Back in 1994, one of the things on my wish list was to implement mobile data computers in patrol cars for Lincoln police officers. Clair Lindquist, our IT manager, and Sgt. Todd Beam were my collaborators. We occasionally walked downtown for lunch, often accompanied by Tim Travis from the City Information Services Division.
The four of us brainstormed at the food court from time to time about exactly what we hoped to accomplish with mobile data, and how we could get there. While delivering dispatch information and messaging between units were two of the functions we sought, our real dream was to give officers in the field access to the same rich information resources they enjoyed at headquarters, where they could use terminals to access our growing database: the LPD Records Management System.
I had some ideas; Clair, Todd, and Tim, though, had something more: talent. The next few years involved a flurry of activity. A bond issue was floated to upgrade the radio system to support mobile data; we ported much of our RMS to .html output that could be consumed in a browser; we sought grant and budget funding to support the efforts, and so forth. There was a political side, too. Not everyone at LPD was on board with the concept, and naysayers were flexing their muscle. I remember very well being called out at a City Council meeting by a council member who "had heard from several officers" that this was an unnecessary boondoggle.

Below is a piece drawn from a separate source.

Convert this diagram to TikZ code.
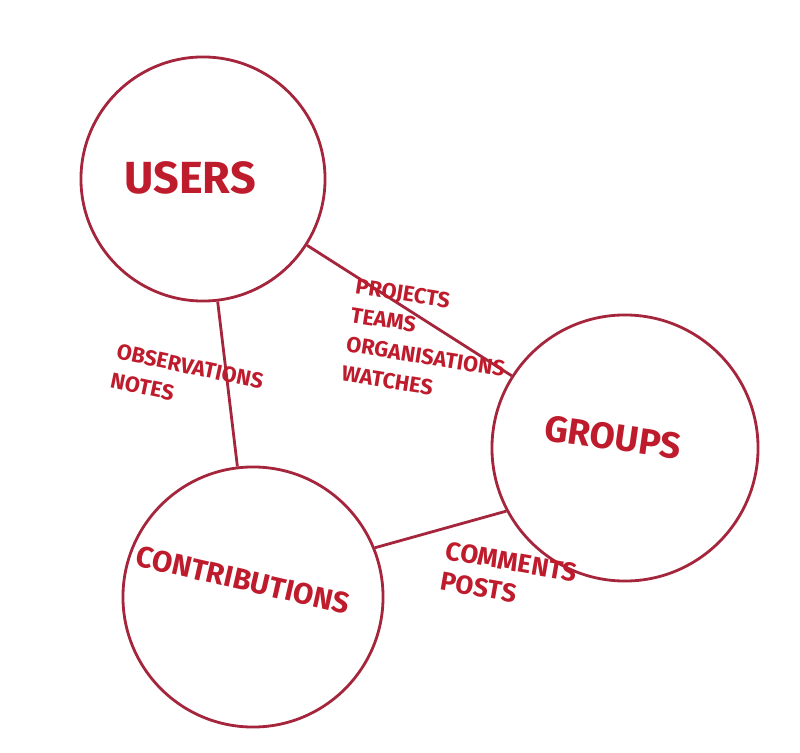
\documentclass[tikz,border=0pt]{standalone}
\usepackage{fontspec}
\setmainfont{Fira Sans}
\usetikzlibrary{positioning}
\definecolor{marker}{RGB}{165,38,60}
\definecolor{ink}{RGB}{190,28,45}
\begin{document}
\begin{tikzpicture}[x=0.025cm, y=-0.025cm]
 \tikzset{
entity/.style = {circle, draw=marker, line width=2pt, inner sep=0pt},
relation/.style = {draw=marker, line width=2pt},
bigtext/.style = {text=ink, font=\bfseries\fontsize{#1}{#1}\selectfont},
smalltext/.style = {text=ink, align=left, font=\bfseries\fontsize{15.5}{21}\selectfont}}

    \useasboundingbox (0,0) rectangle (800,753);
    % the three circles
    \node [entity, minimum size=6.1cm] (users) at (203,179) {};
    \node [entity, minimum size=6.65cm] (groups) at (625,448) {};
    \node [entity, minimum size=6.5cm] (contrib) at (253,597) {};

    \node [bigtext=32] (usersT) at (190,178) {USERS};
    \node [bigtext=26, rotate=-8] (groupsT) at (613,437) {GROUPS};
    \node [bigtext=21, rotate=-13] (contribT) at (243,580) {CONTRIBUTIONS};

    \draw [relation] (users) -- (contrib);
    \draw [relation] (users) -- (groups);
    \draw [relation] (contrib.22) -- (groups.208);

    \node [smalltext, rotate=-9] (ug) at (428,342) {PROJECTS\\TEAMS\\ORGANISATIONS\\WATCHES};
    \node [smalltext, rotate=-12] (uc) at (187,381) {OBSERVATIONS\\NOTES};
    \node [smalltext, rotate=-10, font=\bfseries\fontsize{18.5}{22}\selectfont] (cg) at (509,577) {COMMENTS\\POSTS};

  \end{tikzpicture}
\end{document}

By the end of the decade, though, we were well on the way, Todd was installing mobile data computers in each new model years' patrol cars, and Clair was continuing to add more functionality as opportunities arose. By the middle of the next decade, the fleet was fully equipped. We had also brought Lincoln Fire & Rescue and the Lancaster County Sheriff's Office aboard in mobile data. It didn't stop there, either, as we extended our mobile data network regionally, bringing in a dozen other Southeast Nebraska agencies, such as Thayer County, Milford, Seward, Nemaha County, York, Otoe County, NSP, UNL, and more.
Fast forward to Monday, June 2, 2014. As usual, I was reading a few police reports in the living room over my first cup of coffee, when I came across B4-048400. It was a nice case in which Officer Joshua Schaaf spotted a car with stolen license plates, determined the identity of the two occupants despite misdirection, located some pharmaceuticals and recognized them as controlled substances, and confirmed some outstanding arrest warrants.
The officer had used his mobile data computer to do all of these things, accessing the nationwide NCIC database, the State NCIS database, the Lincoln police RMS, our local mug shot system, and an online pill identifier app from WebMD. Of particular note to me was his use of the "known associates" feature in our RMS, whereby the officer selects a name, and looks for any other names this person has been associated with on any other police reports in the past 34 years. This pretty quickly ended the ruse and provided the true name of one of the defendant who had been deceitful.
This kind of thing goes on regularly these days, but as I read the officer's probable cause affidavits on these two arrests yesterday morning, I couldn't help reflecting on the fact that we had accomplished precisely what we had hoped to do when we started down this path 20 years ago: provided some valuable resources to police officers in the front seat of the patrol car, and now even in the palm of their hand.